A example in my book asks to find any asymptotes and axes intercepts for this function. It also states that: "x approaches 1 from the right, y approaches negative infinity so the vertical asymptote is x=1"?

I don't understand how the y approaches negative infinity. Is there a way to find this without graphing the function?
The function is `f` `(x)` = `log_2` `(x-1)` `+1`

Answer 1

See explanation...

Explanation:

Let's find the inverse function...

Let:

`y = f(x) = log_2(x-1)+1`

Subtract `1` from both ends to get:

`y - 1 = log_2(x-1)`

Take the exponent with base `2` of both sides to get:

`2^(y-1) = x-1`

Add `1` to both sides and transpose to get:

`x = 2^(y-1)+1`

Swapping `x` and `y`, we can write the inverse function as:

`f^(-1)(x) = 2^(x-1)+1`

Now how does an exponential function behave?

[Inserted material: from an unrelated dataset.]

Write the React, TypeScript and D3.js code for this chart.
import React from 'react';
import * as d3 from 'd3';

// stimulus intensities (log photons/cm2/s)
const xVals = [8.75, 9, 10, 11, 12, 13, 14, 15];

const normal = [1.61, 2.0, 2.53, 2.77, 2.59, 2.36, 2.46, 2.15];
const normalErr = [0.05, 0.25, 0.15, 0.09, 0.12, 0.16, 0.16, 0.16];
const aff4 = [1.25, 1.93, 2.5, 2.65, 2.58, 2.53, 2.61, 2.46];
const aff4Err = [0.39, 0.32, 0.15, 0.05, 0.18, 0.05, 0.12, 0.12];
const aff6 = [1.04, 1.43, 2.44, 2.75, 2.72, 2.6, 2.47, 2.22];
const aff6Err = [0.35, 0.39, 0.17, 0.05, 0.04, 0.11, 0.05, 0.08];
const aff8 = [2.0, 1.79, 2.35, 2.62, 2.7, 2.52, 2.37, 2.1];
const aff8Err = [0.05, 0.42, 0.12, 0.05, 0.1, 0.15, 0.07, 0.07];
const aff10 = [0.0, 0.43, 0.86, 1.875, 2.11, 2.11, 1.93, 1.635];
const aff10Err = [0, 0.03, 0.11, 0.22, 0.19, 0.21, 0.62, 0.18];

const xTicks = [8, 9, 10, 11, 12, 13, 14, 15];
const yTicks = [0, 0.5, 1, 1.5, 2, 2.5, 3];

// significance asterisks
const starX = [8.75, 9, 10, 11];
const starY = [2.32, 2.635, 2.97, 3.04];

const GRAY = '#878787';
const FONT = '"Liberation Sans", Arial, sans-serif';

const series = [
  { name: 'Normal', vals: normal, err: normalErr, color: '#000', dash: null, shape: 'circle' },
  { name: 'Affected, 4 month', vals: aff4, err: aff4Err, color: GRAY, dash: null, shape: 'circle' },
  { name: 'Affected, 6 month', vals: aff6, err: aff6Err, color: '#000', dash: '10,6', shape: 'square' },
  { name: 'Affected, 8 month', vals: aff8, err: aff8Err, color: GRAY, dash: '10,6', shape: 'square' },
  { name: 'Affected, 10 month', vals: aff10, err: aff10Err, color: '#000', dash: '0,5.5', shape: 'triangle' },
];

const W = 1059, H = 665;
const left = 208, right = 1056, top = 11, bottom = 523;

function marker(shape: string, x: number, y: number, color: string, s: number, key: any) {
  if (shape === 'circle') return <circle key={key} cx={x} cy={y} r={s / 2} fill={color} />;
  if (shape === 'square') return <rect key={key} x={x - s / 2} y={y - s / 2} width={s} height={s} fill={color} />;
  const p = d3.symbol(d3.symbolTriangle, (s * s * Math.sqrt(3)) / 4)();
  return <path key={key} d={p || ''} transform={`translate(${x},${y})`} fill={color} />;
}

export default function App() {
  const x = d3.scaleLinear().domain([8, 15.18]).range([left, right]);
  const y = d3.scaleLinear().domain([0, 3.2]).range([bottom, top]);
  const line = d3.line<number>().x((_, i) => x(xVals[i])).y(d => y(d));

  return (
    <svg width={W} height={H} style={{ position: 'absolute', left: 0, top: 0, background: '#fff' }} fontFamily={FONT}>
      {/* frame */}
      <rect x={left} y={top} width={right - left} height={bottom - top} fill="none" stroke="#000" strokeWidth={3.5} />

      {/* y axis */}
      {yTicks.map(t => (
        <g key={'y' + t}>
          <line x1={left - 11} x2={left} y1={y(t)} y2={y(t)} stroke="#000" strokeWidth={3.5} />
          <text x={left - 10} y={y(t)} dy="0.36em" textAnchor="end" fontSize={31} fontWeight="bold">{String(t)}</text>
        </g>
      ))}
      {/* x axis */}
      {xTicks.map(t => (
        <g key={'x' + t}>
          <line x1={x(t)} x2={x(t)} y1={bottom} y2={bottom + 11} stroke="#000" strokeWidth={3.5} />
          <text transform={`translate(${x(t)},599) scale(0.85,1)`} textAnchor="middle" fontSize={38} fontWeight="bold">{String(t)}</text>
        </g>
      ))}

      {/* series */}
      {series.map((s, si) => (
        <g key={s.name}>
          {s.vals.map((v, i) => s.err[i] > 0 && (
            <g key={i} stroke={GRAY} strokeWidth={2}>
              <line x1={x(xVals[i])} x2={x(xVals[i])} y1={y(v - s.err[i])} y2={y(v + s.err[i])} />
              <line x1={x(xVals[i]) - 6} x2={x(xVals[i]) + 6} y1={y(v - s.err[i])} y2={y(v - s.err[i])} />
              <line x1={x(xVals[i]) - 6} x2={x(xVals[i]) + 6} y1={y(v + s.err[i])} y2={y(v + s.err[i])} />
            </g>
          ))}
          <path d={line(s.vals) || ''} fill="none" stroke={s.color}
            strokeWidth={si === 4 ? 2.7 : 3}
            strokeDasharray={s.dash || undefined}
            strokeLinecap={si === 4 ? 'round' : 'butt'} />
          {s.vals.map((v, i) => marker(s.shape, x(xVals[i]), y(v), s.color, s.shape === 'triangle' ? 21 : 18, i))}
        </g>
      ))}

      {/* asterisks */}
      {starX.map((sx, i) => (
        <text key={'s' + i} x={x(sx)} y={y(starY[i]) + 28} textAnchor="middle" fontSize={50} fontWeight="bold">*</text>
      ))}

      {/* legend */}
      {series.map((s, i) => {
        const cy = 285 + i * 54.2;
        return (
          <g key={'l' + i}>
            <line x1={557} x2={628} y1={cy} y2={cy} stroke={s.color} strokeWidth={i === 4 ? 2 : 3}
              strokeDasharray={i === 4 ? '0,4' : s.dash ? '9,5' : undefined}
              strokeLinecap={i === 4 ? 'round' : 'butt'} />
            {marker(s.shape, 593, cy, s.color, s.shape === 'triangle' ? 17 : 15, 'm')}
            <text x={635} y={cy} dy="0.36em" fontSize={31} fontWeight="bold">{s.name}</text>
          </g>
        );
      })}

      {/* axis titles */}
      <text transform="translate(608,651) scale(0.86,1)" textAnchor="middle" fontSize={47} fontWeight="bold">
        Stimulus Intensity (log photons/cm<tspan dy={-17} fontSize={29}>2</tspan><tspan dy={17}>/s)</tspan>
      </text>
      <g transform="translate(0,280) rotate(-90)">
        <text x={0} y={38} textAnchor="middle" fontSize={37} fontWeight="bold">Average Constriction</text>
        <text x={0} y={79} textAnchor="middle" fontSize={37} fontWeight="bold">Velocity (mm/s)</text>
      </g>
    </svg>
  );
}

Note that for any real value of `x`, `2^(x-1) > 0`, so `f^(-1)(x) > 1`

As `x->oo` we find `2^(x-1)->oo` very quickly.

As `x->-oo` we have `2^(x-1)->0` very quickly.

So:

`f^(-1)(x) -> 0+1 = 1" "` as `x->-oo`

That is: `f^(-1)(x)` has a horizontal asymptote `y=1` as `x->-oo`.

Note that reflecting the graph of `f^(-1)(x)` in the diagonal line `y=x` effectively swaps `x` and `y`, giving us the graph of `f(x)` and doing so we get a vertical asymptote at `x=1` from the right.

So without actually having to graph the function `f(x)` we have found the vertical asymptote.

Incidentally, note that `f^(-1)(0) = 2^(0-1)+1 = 3/2`. So `f^(-1)(x)` has a `y` intercept at `(0, 3/2)` and `f(x)` has an `x` intercept at `(3/2, 0)`.

Now let's graph `f(x)`, `f^(-1)(x)` and `y=x` together to make it a little clearer...

graph{(y-1-2^(x-1))(x-1-2^(y-1))(x-y) = 0 [-11.29, 8.71, -4.36, 5.64]}